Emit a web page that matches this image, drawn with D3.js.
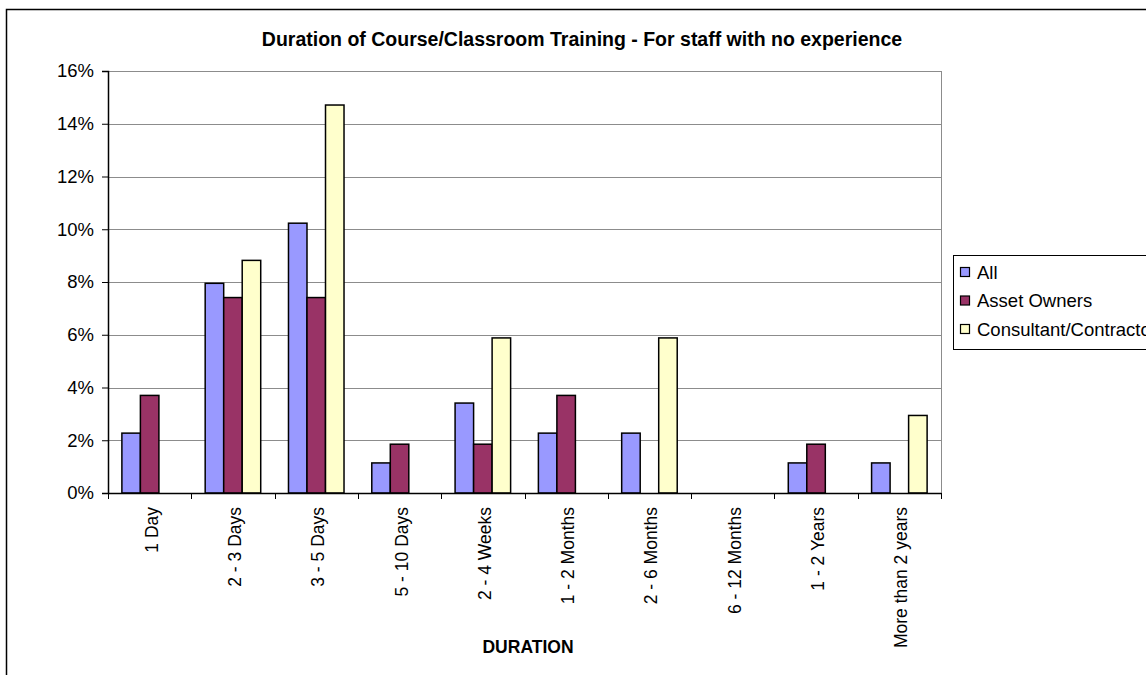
<!DOCTYPE html>
<html>
<head>
<meta charset="utf-8">
<script src="https://cdn.jsdelivr.net/npm/d3@7/dist/d3.min.js"></script>
<style>
  body { margin: 0; background: #fff; }
  svg text { font-family: Arial, "Liberation Sans", sans-serif; fill: #000; }
</style>
</head>
<body>
<div class="chart-container"></div>
<script>
var categories = ["1 Day", "2 - 3 Days", "3 - 5 Days", "5 - 10 Days", "2 - 4 Weeks",
    "1 - 2 Months", "2 - 6 Months", "6 - 12 Months", "1 - 2 Years", "More than 2 years"];
var seriesNames = ["All", "Asset Owners", "Consultant/Contractor"];
var seriesColors = ["#9999ff", "#993366", "#ffffcc"];
var allValues = [2.27, 7.95, 10.23, 1.14, 3.41, 2.27, 2.27, 0, 1.14, 1.14];
var ownerValues = [3.70, 7.41, 7.41, 1.85, 1.85, 3.70, 0, 0, 1.85, 0];
var consultantValues = [0, 8.82, 14.71, 0, 5.88, 0, 5.88, 0, 0, 2.94];
var yTicks = [0, 2, 4, 6, 8, 10, 12, 14, 16];

var width = 1146, height = 675;
var margin = {top: 71, right: 1146 - 941, bottom: 675 - 493, left: 108};
var plotW = width - margin.left - margin.right,
    plotH = height - margin.top - margin.bottom;

var svg = d3.select(".chart-container").append("svg")
    .attr("width", width)
    .attr("height", height);

// outer chart border
svg.append("rect")
    .attr("x", 6.5).attr("y", 9.5)
    .attr("width", 1200).attr("height", 800)
    .attr("fill", "none").attr("stroke", "#000").attr("stroke-width", 1.5);

var g = svg.append("g")
    .attr("transform", "translate(" + margin.left + "," + margin.top + ")");

var x = d3.scaleBand().domain(categories).range([0, plotW]).padding(0);
var x1 = d3.scaleBand().domain(d3.range(3)).range([0, x.bandwidth()])
    .paddingInner(0).paddingOuter(0.75);
var y = d3.scaleLinear().domain([0, 16]).range([plotH, 0]);

// gridlines
g.append("g").selectAll("line")
    .data(yTicks.slice(1))
    .enter().append("line")
    .attr("x1", 0).attr("x2", plotW)
    .attr("y1", function (d) { return Math.round(y(d)) + 0.5; })
    .attr("y2", function (d) { return Math.round(y(d)) + 0.5; })
    .attr("stroke", "#8c8c8c").attr("stroke-width", 1);

// plot area right border
g.append("line")
    .attr("x1", plotW + 0.5).attr("x2", plotW + 0.5)
    .attr("y1", 0).attr("y2", plotH)
    .attr("stroke", "#8c8c8c");

var seriesData = [allValues, ownerValues, consultantValues];
var rows = categories.map(function (c, i) {
    return seriesData.map(function (s, si) { return {cat: c, s: si, v: s[i]}; });
});

g.append("g").selectAll("g")
    .data(rows)
    .enter().append("g")
    .attr("transform", function (d, i) { return "translate(" + x(categories[i]) + ",0)"; })
    .selectAll("rect")
    .data(function (d) { return d.filter(function (b) { return b.v > 0; }); })
    .enter().append("rect")
    .attr("x", function (d) { return x1(d.s); })
    .attr("width", x1.bandwidth())
    .attr("y", function (d) { return y(d.v); })
    .attr("height", function (d) { return plotH - y(d.v); })
    .attr("fill", function (d) { return seriesColors[d.s]; })
    .attr("stroke", "#000").attr("stroke-width", 1.5);

// y axis
var yAxis = g.append("g")
    .call(d3.axisLeft(y).tickValues(yTicks).tickSize(6).tickPadding(8)
        .tickFormat(function (d) { return d + "%"; }));
yAxis.select(".domain").attr("stroke", "#000").attr("stroke-width", 1.5);
yAxis.selectAll(".tick line").attr("stroke", "#000");
yAxis.selectAll("text").style("font-size", "18.5px").attr("fill", "#000");

// x axis
var xAxis = g.append("g")
    .attr("transform", "translate(0," + plotH + ")")
    .call(d3.axisBottom(x).tickSize(0).tickFormat(""));
xAxis.select(".domain").attr("stroke", "#000").attr("stroke-width", 1.5);

g.append("g").selectAll("line")
    .data(d3.range(categories.length + 1))
    .enter().append("line")
    .attr("x1", function (i) { return Math.round(i * x.bandwidth()) + 0.5; })
    .attr("x2", function (i) { return Math.round(i * x.bandwidth()) + 0.5; })
    .attr("y1", plotH).attr("y2", plotH + 6)
    .attr("stroke", "#000");

g.append("g").selectAll("text")
    .data(categories)
    .enter().append("text")
    .attr("transform", function (d) {
        return "translate(" + (x(d) + x.bandwidth() / 2 + 8) + "," + (plotH + 14) + ") rotate(-90)";
    })
    .attr("text-anchor", "end")
    .style("font-size", "17.5px")
    .text(function (d) { return d; });

// title
svg.append("text")
    .attr("x", 582).attr("y", 46)
    .attr("text-anchor", "middle")
    .style("font-size", "19.5px").style("font-weight", "bold")
    .text("Duration of Course/Classroom Training - For staff with no experience");

// axis titles
svg.append("text")
    .attr("x", 528).attr("y", 653)
    .attr("text-anchor", "middle")
    .style("font-size", "17.5px").style("font-weight", "bold")
    .text("DURATION");

svg.append("clipPath").attr("id", "yclip")
    .append("rect").attr("x", 0).attr("y", 219).attr("width", 100).attr("height", 300);

svg.append("text")
    .attr("clip-path", "url(#yclip)")
    .attr("transform", "translate(38,313) rotate(-90)")
    .attr("text-anchor", "start")
    .style("font-size", "16px").style("font-weight", "bold")
    .text("PERCENTAGE");

// legend
var legend = svg.append("g").attr("transform", "translate(953,255)");
legend.append("rect")
    .attr("x", 0.5).attr("y", 0.5).attr("width", 300).attr("height", 94)
    .attr("fill", "#fff").attr("stroke", "#000");

var items = legend.selectAll(".item")
    .data(seriesNames)
    .enter().append("g")
    .attr("class", "item")
    .attr("transform", function (d, i) { return "translate(0," + (17 + i * 28.5) + ")"; });
items.append("rect")
    .attr("x", 7.5).attr("y", -4.5).attr("width", 9).attr("height", 9)
    .attr("fill", function (d, i) { return seriesColors[i]; })
    .attr("stroke", "#000").attr("stroke-width", 1.2);
items.append("text")
    .attr("x", 24).attr("y", 6.5)
    .style("font-size", "18.5px")
    .text(function (d) { return d; });
</script>
</body>
</html>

> The problem:
Copy nothing but the lines from the top of the material through the line holding "var y = d3.scaleLinear().domain([0, 16]).range([plotH, 0]);", exactly as written; omit pictures.

> Response to this task:
Emit a web page that matches this image, drawn with D3.js.
<!DOCTYPE html>
<html>
<head>
<meta charset="utf-8">
<script src="https://cdn.jsdelivr.net/npm/d3@7/dist/d3.min.js"></script>
<style>
  body { margin: 0; background: #fff; }
  svg text { font-family: Arial, "Liberation Sans", sans-serif; fill: #000; }
</style>
</head>
<body>
<div class="chart-container"></div>
<script>
var categories = ["1 Day", "2 - 3 Days", "3 - 5 Days", "5 - 10 Days", "2 - 4 Weeks",
    "1 - 2 Months", "2 - 6 Months", "6 - 12 Months", "1 - 2 Years", "More than 2 years"];
var seriesNames = ["All", "Asset Owners", "Consultant/Contractor"];
var seriesColors = ["#9999ff", "#993366", "#ffffcc"];
var allValues = [2.27, 7.95, 10.23, 1.14, 3.41, 2.27, 2.27, 0, 1.14, 1.14];
var ownerValues = [3.70, 7.41, 7.41, 1.85, 1.85, 3.70, 0, 0, 1.85, 0];
var consultantValues = [0, 8.82, 14.71, 0, 5.88, 0, 5.88, 0, 0, 2.94];
var yTicks = [0, 2, 4, 6, 8, 10, 12, 14, 16];

var width = 1146, height = 675;
var margin = {top: 71, right: 1146 - 941, bottom: 675 - 493, left: 108};
var plotW = width - margin.left - margin.right,
    plotH = height - margin.top - margin.bottom;

var svg = d3.select(".chart-container").append("svg")
    .attr("width", width)
    .attr("height", height);

// outer chart border
svg.append("rect")
    .attr("x", 6.5).attr("y", 9.5)
    .attr("width", 1200).attr("height", 800)
    .attr("fill", "none").attr("stroke", "#000").attr("stroke-width", 1.5);

var g = svg.append("g")
    .attr("transform", "translate(" + margin.left + "," + margin.top + ")");

var x = d3.scaleBand().domain(categories).range([0, plotW]).padding(0);
var x1 = d3.scaleBand().domain(d3.range(3)).range([0, x.bandwidth()])
    .paddingInner(0).paddingOuter(0.75);
var y = d3.scaleLinear().domain([0, 16]).range([plotH, 0]);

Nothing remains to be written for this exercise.